Never made the parabola type but I did make one heck of an ant-burner using a frensel lens once.  Rollie-pollies (sow bugs) are kinda like popcorn.


----------



## PenTurnerfromMaine (Apr 29, 2009)

I never had that much fun with homework


----------



## Mudder (Apr 29, 2009)

Yea, but can it pop popcorn?


----------



## IPD_Mrs (Apr 29, 2009)

Can you put Cav's avitar in it?


----------



## LizardSpit (Apr 29, 2009)

Will you share the plans?


----------



## randyrls (Apr 29, 2009)

Are Jamie and Adam hiding around the corner????

Looks like something they would cook up!   







Who Ya Gonna Call.....   Mythbusters!!!


----------



## CSue (Apr 29, 2009)

My algebra homework never looked like that!


----------



## Chasper (Apr 30, 2009)

LizardSpit said:


> Will you share the plans?



Here you go: Ax² + By² + Cx + Dy + E = 0  (if you really need to know what that means I'll have to ask my kids)  Once you determine the y you want to use you graft it life size.

We started by turning a very shallow but thick bowl (8" diameter X 4" thick with less than 1/2' bowl indention) and cutting 16 notches in it around the edges; it looks like a big gear.  Then we used the life sized graph cut out to cut 16 ribs out of thin plywood; the ribs are about 30 inches long and they curve up 12 inches, each rib plus the radius of the hub combine to the radius of the parabols, about 33" in this case.  The bowl is covered with thin sheet aluminum and it is covered with mylar. 

The algebra is in the quadratic equation to get the curve right so the heat reflection all goes to one spot in the center directly at the bottom of the cooking vessel.  http://www.mathwarehouse.com/quadratic/parabola/interactive-parabola.php go here for more info.


----------



## TribalRR (Apr 30, 2009)

Nice!!! A miniature Archimedes death ray!

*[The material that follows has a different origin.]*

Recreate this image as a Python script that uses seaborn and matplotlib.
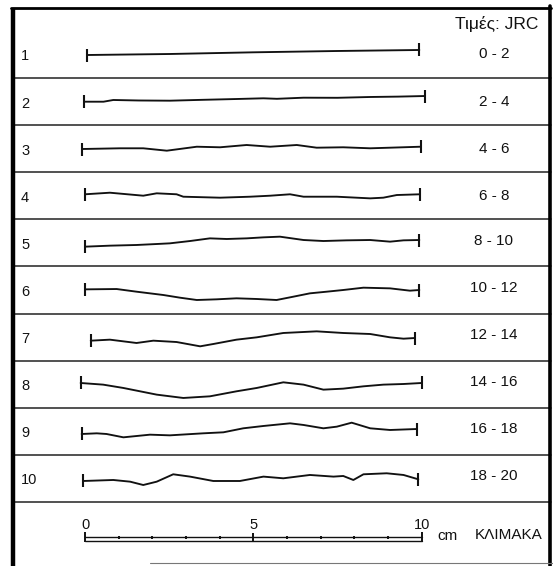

How far out is the focal point?


----------



## jleiwig (Apr 30, 2009)

look up tracking solar concentrator on google.  There are plans out there.  Makes one hell of a water heater!  It was a green solution developed back when being green wasn't cool like it is today.


----------



## artistwood (Apr 30, 2009)

ok.......so is a jet, toolcraft, grizzley or what...........seriously, very cool........er......i mean hot!


----------



## btboone (Apr 30, 2009)

I had made one about 6 feet across when I was in school.  I cut a couple thousand mirror sections and glued them to a steel sheetmetal frame.  It worked well and would melt lead.


----------



## LizardSpit (Apr 30, 2009)

Thanks!!!  Now who will translate?  My kids have all graduated and left the house (mixed blessing  )


----------